On Sat, Oct 13, 2007 at 12:41:45PM +0200, Johnny Kewl wrote:
> OK... now if you on a LAN... thats cool, but for the internet this is not 
> good enough...
>
> If you have a look at something like the Opera browser's file transfer it 
> does some cool things, like if you shut down the machine, next time you 
> start up again, it will pick up where you stopped it, it doesnt start with 
> the whole 1 gb file again....
> In fact if I built a servlet to do this... I would run the Opera browser 
> download against it and stop and start and see it my servlet is to spec...
>
> I think the way to do it is to to modify the code in that link for RANDOM 
> file access... ie the client knows its got 800 MB already and only asks for 
> 800MB onwards.... so how do they do that.
>
> Look at this link..... 
> http://www.w3.org/Protocols/rfc2616/rfc2616-sec14.html
> and look at the byte range header spec..... I would build the servlet to 
> that.
>
> With such large files.... I think the biggest problem to solve is 
> interruptions.... ie give the user the ability to close the client and go 
> home... tomorrow it starts where it left off..... I think file change 
> headers (almost RSS) type stuff comes into this as well, in case the file 
> is modified before it all downloaded, in which case it MUST start again....
>
> Nice question.... I'm surprized I cant find code like this on the web 
> already.... have a good look around.... it must be there.

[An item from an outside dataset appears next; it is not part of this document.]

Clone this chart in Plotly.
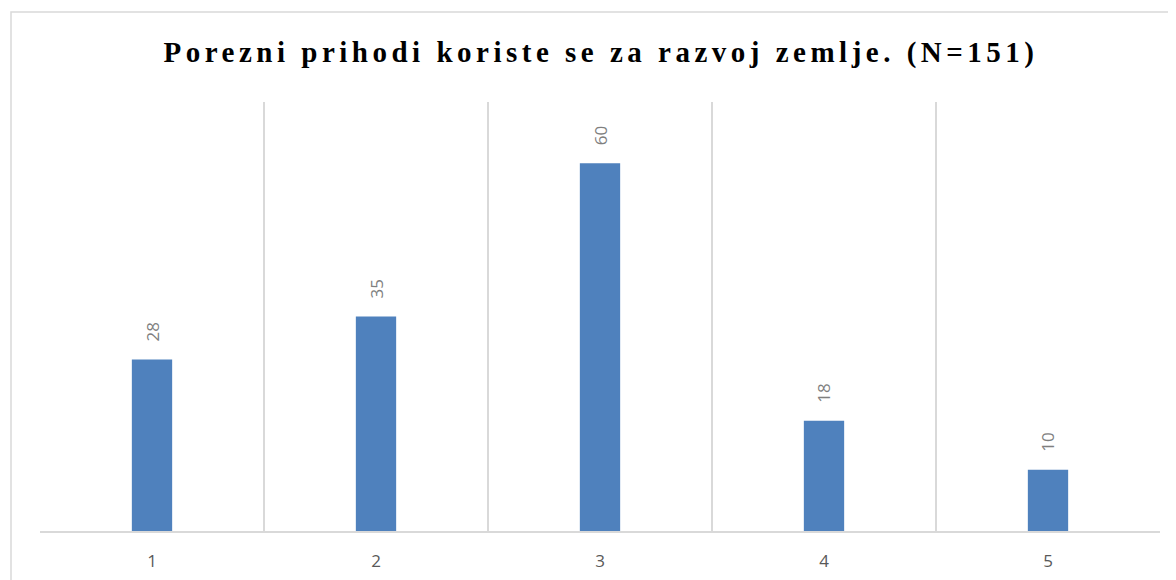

Perhaps not the *fastest*, but there *is* code to deal with
transferring files across flaky paths.  You just didn't look far
enough back in history.  UUCP over TCP works well, remembers how far
it got, and will keep trying on a schedule you specify until the job
is done.  I still use it to throw huge files across WAN paths, even
dialup links.

-- 
Mark H. Wood, Lead System Programmer   [EMAIL PROTECTED]
"Don't throw the past away. / You might need it some rainy day."